■ Data lines:
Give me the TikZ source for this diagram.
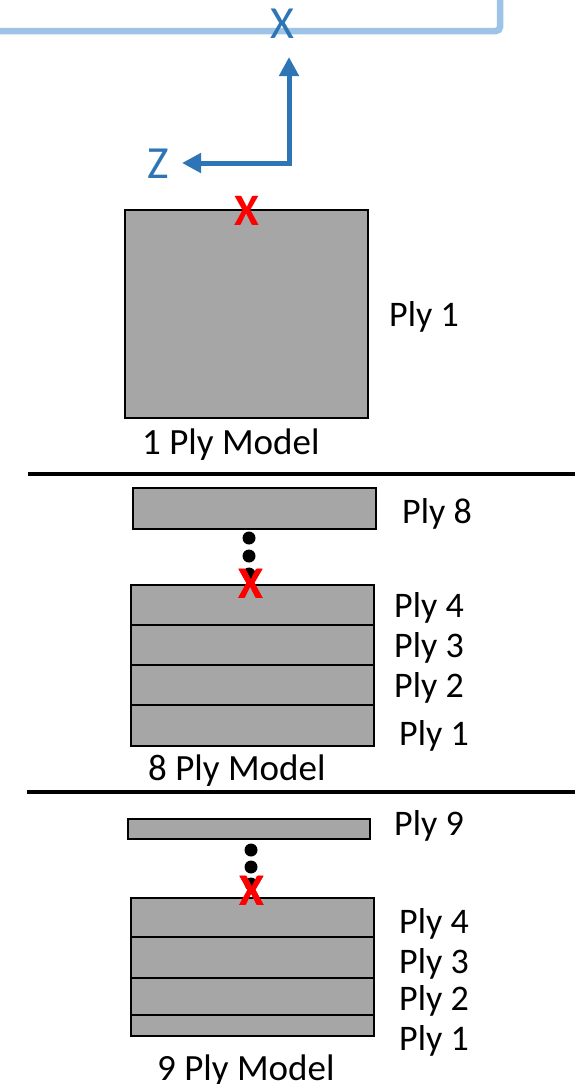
\documentclass[tikz,border=0pt]{standalone}
\usepackage{fontspec}
\setmainfont{Carlito}
\usetikzlibrary{arrows.meta}
\definecolor{plygray}{HTML}{A6A6A6}
\definecolor{axisblue}{HTML}{2E75B6}
\definecolor{frameblue}{HTML}{9DC3E6}
\tikzset{
 ply/.style={draw=black, line width=2.5pt, fill=plygray},
 plylabel/.style={anchor=base west, inner sep=0pt, font=\fontsize{36}{40}\selectfont},
 modellabel/.style={anchor=base west, inner sep=0pt, font=\fontsize{37}{40}\selectfont},
 axislabel/.style={anchor=base, inner sep=0pt, text=axisblue, font=\fontsize{46}{50}\selectfont},
 redx/.style={anchor=base, inner sep=0pt, text=red, font=\fontsize{45}{48}\selectfont\bfseries},
 sep/.style={line width=3.5pt},
}
\newcommand{\plydots}[3]{% x, y prve pike, razmik
 \fill (#1,#2) circle [radius=6.5];
 \fill (#1,#2+#3) circle [radius=6.5];
 \fill (#1,#2+2*#3) circle [radius=6.5];
}
\newcommand{\plysplit}[3]{% x levo, x desno, y crte
 \draw [line width=2.5pt](#1,#3)--(#2,#3);
}
\begin{document}
\begin{tikzpicture}[x=1pt,y=-1pt]
			\useasboundingbox (0,0) rectangle (575,1084);

			% okvir in osi
			\draw [frameblue, line width=6.5pt, rounded corners=4pt](-10,31)--(500,31)--(500,-10);
			\node[axislabel] (xlab) at (282,38){X};
			\coordinate (org) at (289,163);
			\coordinate (xtip) at (289,57);
			\coordinate (ztip) at (182,163);
			\draw [axisblue, line width=5pt, {Triangle[length=19pt,width=19pt]}-{Triangle[length=19pt,width=19pt]}](ztip)--(org)--(xtip);
			\node[axislabel] (zlab) at (158,178){Z};

			% 1 ply
			\draw [ply](125,210) rectangle (368,418);
			\node[redx] (xone) at (247,225){X};
			\node[plylabel] (onePly) at (389,326){Ply 1};
			\node[modellabel] (oneModel) at (142,454){1 Ply Model};

			\draw [sep](28,474)--(580,474);

			% 8 ply
			\draw [ply](133,488) rectangle (376,529);
			\plydots{249}{538}{18}
			\draw [ply](131,585) rectangle (374,746);
			\foreach \yy in {625,665,705} \plysplit{131}{374}{\yy}
			\node[redx] (xeight) at (251,598){X};
			\node[plylabel] (eightPlyEight) at (402,523){Ply 8};
			\node[plylabel] (eightPlyFour) at (394,617){Ply 4};
			\node[plylabel] (eightPlyThree) at (394,657){Ply 3};
			\node[plylabel] (eightPlyTwo) at (394,697){Ply 2};
			\node[plylabel] (eightPlyOne) at (399,745){Ply 1};
			\node[modellabel] (eightModel) at (148,780){8 Ply Model};

			\draw [sep](27,792)--(580,792);

			% 9 ply
			\draw [ply](128,819) rectangle (370,839);
			\plydots{251}{850}{17}
			\draw [ply](131,898) rectangle (374,1036);
			\foreach \yy in {937,978,1015} \plysplit{131}{374}{\yy}
			\node[redx] (xnine) at (252,905){X};
			\node[plylabel] (ninePlyNine) at (394,835){Ply 9};
			\node[plylabel] (ninePlyFour) at (399,933){Ply 4};
			\node[plylabel] (ninePlyThree) at (399,973){Ply 3};
			\node[plylabel] (ninePlyTwo) at (399,1010){Ply 2};
			\node[plylabel] (ninePlyOne) at (399,1050){Ply 1};
			\node[modellabel] (nineModel) at (157,1080){9 Ply Model};
\end{tikzpicture}
\end{document}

■ Short problem:
Repeat, with no pictures, each line from the beginning of the data through the line containing "(0,0) rectangle (575,1084);", inclusive.

■ Task answer:
Give me the TikZ source for this diagram.
\documentclass[tikz,border=0pt]{standalone}
\usepackage{fontspec}
\setmainfont{Carlito}
\usetikzlibrary{arrows.meta}
\definecolor{plygray}{HTML}{A6A6A6}
\definecolor{axisblue}{HTML}{2E75B6}
\definecolor{frameblue}{HTML}{9DC3E6}
\tikzset{
 ply/.style={draw=black, line width=2.5pt, fill=plygray},
 plylabel/.style={anchor=base west, inner sep=0pt, font=\fontsize{36}{40}\selectfont},
 modellabel/.style={anchor=base west, inner sep=0pt, font=\fontsize{37}{40}\selectfont},
 axislabel/.style={anchor=base, inner sep=0pt, text=axisblue, font=\fontsize{46}{50}\selectfont},
 redx/.style={anchor=base, inner sep=0pt, text=red, font=\fontsize{45}{48}\selectfont\bfseries},
 sep/.style={line width=3.5pt},
}
\newcommand{\plydots}[3]{% x, y prve pike, razmik
 \fill (#1,#2) circle [radius=6.5];
 \fill (#1,#2+#3) circle [radius=6.5];
 \fill (#1,#2+2*#3) circle [radius=6.5];
}
\newcommand{\plysplit}[3]{% x levo, x desno, y crte
 \draw [line width=2.5pt](#1,#3)--(#2,#3);
}
\begin{document}
\begin{tikzpicture}[x=1pt,y=-1pt]
			\useasboundingbox (0,0) rectangle (575,1084);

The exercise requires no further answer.